Self Protecting Digital Content (SPDC) is a copy protection (digital rights management) concept designed by Cryptography Research, Inc. (CRI). CRI worked with Twentieth Century Fox, Sony, and Panasonic to implement this architecture into BD+, which was adopted by the Blu-ray Disc Association for protecting Blu-ray discs.

In November 2007, the SPDC business unit and technology was acquired by Macrovision to complement its existing Analog Copy Protection (ACP) and Ripguard technology. In 2011, Irdeto acquired SPDC and BD+ from Macrovision (then known as Rovi).

== Overview ==

SPDC executes code from encrypted content on a Blu-ray player. When releasing new discs, content providers can update the code, adding protections against previous circumvention methods. DRM systems in which keys for encryption and decryption do not change can be attacked with one compromised key, allowing decoding of all content using that key. SPDC attempts to keep future content protected by allowing changes to the DRM in new releases when an existing DRM method is circumvented.

==Playback method==

If a method of playback used in previously released content is revealed to have a weakness, either by review or because it has already been exploited, code embedded into content released in the future will change the method, and any attackers will have to start over and attack it again.
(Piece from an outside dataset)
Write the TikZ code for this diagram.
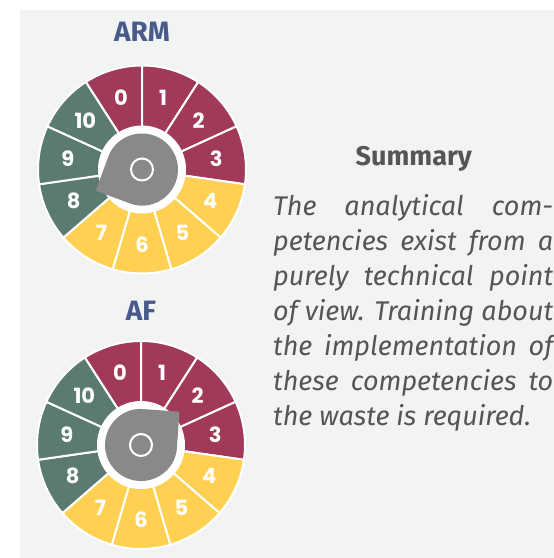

==Targeting compromised players==

If a certain model of players are compromised, code specific to the model can be activated to verify that the particular player has not been compromised. The player can be "fingerprinted" if found to be compromised and the information can be used later.

==Forensic marking==

Code can be inserted into content (digital watermarking) to add information to the output that specifically identifies the player, and in a large-scale distribution of the content, can be used to trace the player (traitor tracing). This may include the fingerprint of a specific player.

== Weaknesses ==

If an entire class of players is compromised, it is infeasible to revoke the ability to use the content on the entire class because many customers may have purchased players in the class. A fingerprint may be used to try to work around this limitation, but an attacker with access to multiple sources of video may "scrub" the fingerprint, removing the fingerprint entirely or rendering it useless at the very least.

Because dynamic execution requires a virtual environment, it may be possible to recreate an execution environment on a general purpose computer that feeds the executing code whatever an attacker wants the code to see in terms of digital fingerprints and memory footprints. This allows players running on general purpose computers to emulate any specific model of player, potentially by simply downloading firmware updates for the players being emulated. Once the emulated execution environment has decrypted the content, it can then be stored in decrypted form.

Because the content encryption scheme (such as BD+) is separate from the transport encryption scheme (such as HDCP), digital content is transferred inside the player between circuits in unencrypted form. It is possible to extract digital data directly from circuit traces inside a licensed player before that content has been re-encrypted for transport across the wire, allowing a modified player to be used as a decryption device for protected content. Only one such device must exist for the content to be widely distributed over digital networks such as the Internet.

The final weakness of all DRM schemes for noninteractive works is the ultimate decryption for display to end-users. The content can at that time be re-encoded as a digital file. The presumption is that re-encoding is lossy, but fully digital copies can be made with modified viewing devices. For example, adapters which strip HDCP and output unencrypted DVI can re-encode digital copies without modifying players. Adapters can also split an HDCP-protected stream into non-encrypted DVI and S/PDIF streams, allowing for almost lossless reconstruction of digital copies with complete video and audio streams. Copies can also be made through the analog hole.